WORK INSTRUCTIONS —
Include the line containing "const rows = ifdm.map((x, i)" and all lines before it, repeated exactly from the listing below, without pictures.

AVAILABLE DATA —
<<<<

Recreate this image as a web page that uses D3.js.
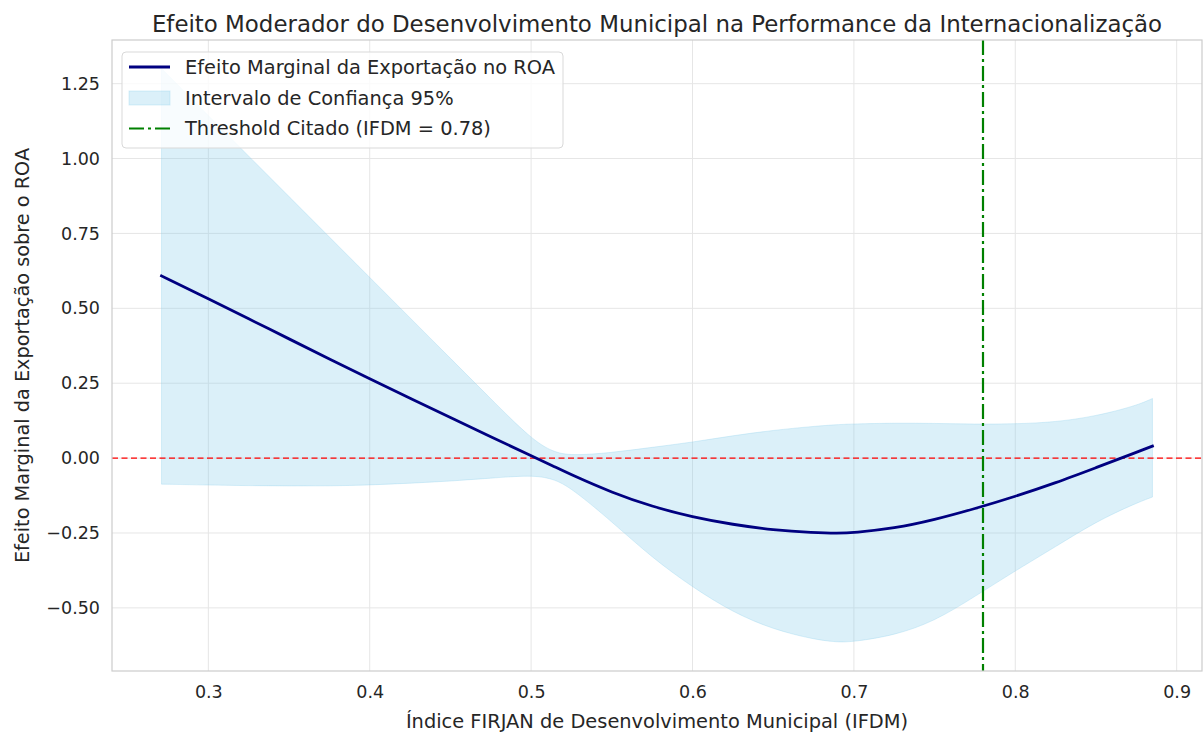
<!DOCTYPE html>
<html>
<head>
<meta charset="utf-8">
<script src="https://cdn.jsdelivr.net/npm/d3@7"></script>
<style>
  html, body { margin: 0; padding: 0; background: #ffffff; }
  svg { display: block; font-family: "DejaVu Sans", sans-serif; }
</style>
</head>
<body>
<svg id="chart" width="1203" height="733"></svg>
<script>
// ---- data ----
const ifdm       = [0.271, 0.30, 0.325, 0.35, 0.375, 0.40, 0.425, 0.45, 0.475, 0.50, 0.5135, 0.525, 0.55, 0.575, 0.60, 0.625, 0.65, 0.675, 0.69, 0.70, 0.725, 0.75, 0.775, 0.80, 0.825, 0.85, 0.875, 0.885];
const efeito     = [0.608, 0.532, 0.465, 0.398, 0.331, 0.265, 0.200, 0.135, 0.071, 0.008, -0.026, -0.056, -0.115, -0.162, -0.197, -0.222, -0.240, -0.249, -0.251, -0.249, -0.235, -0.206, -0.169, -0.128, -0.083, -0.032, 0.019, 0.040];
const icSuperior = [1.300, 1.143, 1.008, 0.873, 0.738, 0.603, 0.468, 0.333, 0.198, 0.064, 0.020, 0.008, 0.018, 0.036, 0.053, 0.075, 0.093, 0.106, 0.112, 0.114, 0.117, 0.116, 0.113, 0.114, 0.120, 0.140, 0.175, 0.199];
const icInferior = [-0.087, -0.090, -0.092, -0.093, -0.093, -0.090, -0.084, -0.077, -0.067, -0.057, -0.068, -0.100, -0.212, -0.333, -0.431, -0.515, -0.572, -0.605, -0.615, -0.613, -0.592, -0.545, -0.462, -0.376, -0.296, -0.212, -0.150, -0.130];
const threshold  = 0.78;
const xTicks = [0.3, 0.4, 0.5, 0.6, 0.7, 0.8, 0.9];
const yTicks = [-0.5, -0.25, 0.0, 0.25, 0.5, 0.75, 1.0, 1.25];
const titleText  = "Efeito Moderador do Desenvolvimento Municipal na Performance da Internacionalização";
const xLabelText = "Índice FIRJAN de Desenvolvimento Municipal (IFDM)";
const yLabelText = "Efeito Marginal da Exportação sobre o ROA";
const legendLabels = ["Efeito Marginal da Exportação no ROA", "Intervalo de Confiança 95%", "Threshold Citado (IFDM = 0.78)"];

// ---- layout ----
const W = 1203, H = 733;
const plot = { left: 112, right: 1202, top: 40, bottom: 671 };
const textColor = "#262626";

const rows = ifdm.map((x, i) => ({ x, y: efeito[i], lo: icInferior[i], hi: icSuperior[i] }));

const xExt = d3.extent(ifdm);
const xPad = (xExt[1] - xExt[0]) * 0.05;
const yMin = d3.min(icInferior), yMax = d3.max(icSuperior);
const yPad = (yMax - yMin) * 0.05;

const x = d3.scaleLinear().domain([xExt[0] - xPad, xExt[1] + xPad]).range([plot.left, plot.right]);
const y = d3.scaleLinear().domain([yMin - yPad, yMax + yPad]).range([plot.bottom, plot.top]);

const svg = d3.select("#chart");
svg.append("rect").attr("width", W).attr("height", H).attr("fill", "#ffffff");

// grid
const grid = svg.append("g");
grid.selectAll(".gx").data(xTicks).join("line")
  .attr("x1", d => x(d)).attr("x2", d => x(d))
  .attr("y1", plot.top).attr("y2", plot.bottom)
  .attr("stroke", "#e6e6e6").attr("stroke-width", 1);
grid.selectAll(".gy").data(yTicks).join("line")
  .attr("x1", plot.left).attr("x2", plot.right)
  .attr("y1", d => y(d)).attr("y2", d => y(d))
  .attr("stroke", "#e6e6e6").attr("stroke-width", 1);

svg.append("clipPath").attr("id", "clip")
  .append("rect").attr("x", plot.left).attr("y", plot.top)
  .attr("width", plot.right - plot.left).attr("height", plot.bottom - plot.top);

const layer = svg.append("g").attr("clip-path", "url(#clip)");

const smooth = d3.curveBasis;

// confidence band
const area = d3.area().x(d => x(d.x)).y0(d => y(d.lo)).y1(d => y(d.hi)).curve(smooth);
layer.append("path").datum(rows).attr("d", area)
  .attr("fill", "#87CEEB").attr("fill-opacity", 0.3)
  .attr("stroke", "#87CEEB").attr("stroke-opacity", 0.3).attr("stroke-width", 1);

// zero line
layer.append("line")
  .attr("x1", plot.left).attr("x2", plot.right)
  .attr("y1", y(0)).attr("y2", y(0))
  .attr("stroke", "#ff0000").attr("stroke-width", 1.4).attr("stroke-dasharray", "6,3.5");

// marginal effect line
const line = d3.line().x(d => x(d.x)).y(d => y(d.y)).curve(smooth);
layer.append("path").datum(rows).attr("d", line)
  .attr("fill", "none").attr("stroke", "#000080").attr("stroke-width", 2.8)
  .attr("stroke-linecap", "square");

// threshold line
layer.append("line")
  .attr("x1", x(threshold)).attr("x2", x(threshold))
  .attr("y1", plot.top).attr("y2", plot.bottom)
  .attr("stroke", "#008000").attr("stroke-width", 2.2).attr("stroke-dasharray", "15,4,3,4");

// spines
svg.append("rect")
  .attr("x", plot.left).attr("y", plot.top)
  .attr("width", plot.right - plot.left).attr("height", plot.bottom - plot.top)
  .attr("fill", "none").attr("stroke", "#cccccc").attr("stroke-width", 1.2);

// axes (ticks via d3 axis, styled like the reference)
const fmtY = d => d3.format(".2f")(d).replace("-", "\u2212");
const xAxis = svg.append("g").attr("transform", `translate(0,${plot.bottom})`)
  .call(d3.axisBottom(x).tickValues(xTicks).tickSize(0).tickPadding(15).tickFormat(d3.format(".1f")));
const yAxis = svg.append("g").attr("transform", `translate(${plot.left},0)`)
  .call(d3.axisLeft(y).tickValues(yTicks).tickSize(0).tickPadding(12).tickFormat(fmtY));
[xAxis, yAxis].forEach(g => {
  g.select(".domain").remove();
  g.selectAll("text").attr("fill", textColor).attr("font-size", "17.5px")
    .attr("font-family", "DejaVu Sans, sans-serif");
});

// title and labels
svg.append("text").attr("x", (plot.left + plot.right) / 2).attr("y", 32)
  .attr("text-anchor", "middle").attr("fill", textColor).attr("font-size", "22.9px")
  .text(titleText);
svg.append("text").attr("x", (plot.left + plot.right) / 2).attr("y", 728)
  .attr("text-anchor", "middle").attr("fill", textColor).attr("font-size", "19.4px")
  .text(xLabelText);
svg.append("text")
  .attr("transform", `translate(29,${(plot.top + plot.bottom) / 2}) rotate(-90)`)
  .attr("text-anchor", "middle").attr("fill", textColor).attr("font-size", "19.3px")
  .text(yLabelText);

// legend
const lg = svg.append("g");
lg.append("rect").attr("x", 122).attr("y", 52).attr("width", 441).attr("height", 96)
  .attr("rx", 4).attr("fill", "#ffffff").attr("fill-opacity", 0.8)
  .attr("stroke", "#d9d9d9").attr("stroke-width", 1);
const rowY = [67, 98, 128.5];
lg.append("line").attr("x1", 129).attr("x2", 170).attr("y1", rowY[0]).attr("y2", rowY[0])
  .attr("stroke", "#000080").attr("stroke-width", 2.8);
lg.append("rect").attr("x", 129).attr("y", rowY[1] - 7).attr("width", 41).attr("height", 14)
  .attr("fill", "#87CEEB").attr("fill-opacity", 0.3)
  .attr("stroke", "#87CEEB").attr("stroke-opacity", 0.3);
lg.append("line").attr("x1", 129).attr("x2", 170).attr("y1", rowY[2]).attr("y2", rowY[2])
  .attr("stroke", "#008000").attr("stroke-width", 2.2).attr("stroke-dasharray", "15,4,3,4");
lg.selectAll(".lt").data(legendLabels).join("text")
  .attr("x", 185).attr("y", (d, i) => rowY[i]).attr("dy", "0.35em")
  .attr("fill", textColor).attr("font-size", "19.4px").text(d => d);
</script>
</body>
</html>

>>>>

TASK RESPONSE —
Recreate this image as a web page that uses D3.js.
<!DOCTYPE html>
<html>
<head>
<meta charset="utf-8">
<script src="https://cdn.jsdelivr.net/npm/d3@7"></script>
<style>
  html, body { margin: 0; padding: 0; background: #ffffff; }
  svg { display: block; font-family: "DejaVu Sans", sans-serif; }
</style>
</head>
<body>
<svg id="chart" width="1203" height="733"></svg>
<script>
// ---- data ----
const ifdm       = [0.271, 0.30, 0.325, 0.35, 0.375, 0.40, 0.425, 0.45, 0.475, 0.50, 0.5135, 0.525, 0.55, 0.575, 0.60, 0.625, 0.65, 0.675, 0.69, 0.70, 0.725, 0.75, 0.775, 0.80, 0.825, 0.85, 0.875, 0.885];
const efeito     = [0.608, 0.532, 0.465, 0.398, 0.331, 0.265, 0.200, 0.135, 0.071, 0.008, -0.026, -0.056, -0.115, -0.162, -0.197, -0.222, -0.240, -0.249, -0.251, -0.249, -0.235, -0.206, -0.169, -0.128, -0.083, -0.032, 0.019, 0.040];
const icSuperior = [1.300, 1.143, 1.008, 0.873, 0.738, 0.603, 0.468, 0.333, 0.198, 0.064, 0.020, 0.008, 0.018, 0.036, 0.053, 0.075, 0.093, 0.106, 0.112, 0.114, 0.117, 0.116, 0.113, 0.114, 0.120, 0.140, 0.175, 0.199];
const icInferior = [-0.087, -0.090, -0.092, -0.093, -0.093, -0.090, -0.084, -0.077, -0.067, -0.057, -0.068, -0.100, -0.212, -0.333, -0.431, -0.515, -0.572, -0.605, -0.615, -0.613, -0.592, -0.545, -0.462, -0.376, -0.296, -0.212, -0.150, -0.130];
const threshold  = 0.78;
const xTicks = [0.3, 0.4, 0.5, 0.6, 0.7, 0.8, 0.9];
const yTicks = [-0.5, -0.25, 0.0, 0.25, 0.5, 0.75, 1.0, 1.25];
const titleText  = "Efeito Moderador do Desenvolvimento Municipal na Performance da Internacionalização";
const xLabelText = "Índice FIRJAN de Desenvolvimento Municipal (IFDM)";
const yLabelText = "Efeito Marginal da Exportação sobre o ROA";
const legendLabels = ["Efeito Marginal da Exportação no ROA", "Intervalo de Confiança 95%", "Threshold Citado (IFDM = 0.78)"];

// ---- layout ----
const W = 1203, H = 733;
const plot = { left: 112, right: 1202, top: 40, bottom: 671 };
const textColor = "#262626";

const rows = ifdm.map((x, i) => ({ x, y: efeito[i], lo: icInferior[i], hi: icSuperior[i] }));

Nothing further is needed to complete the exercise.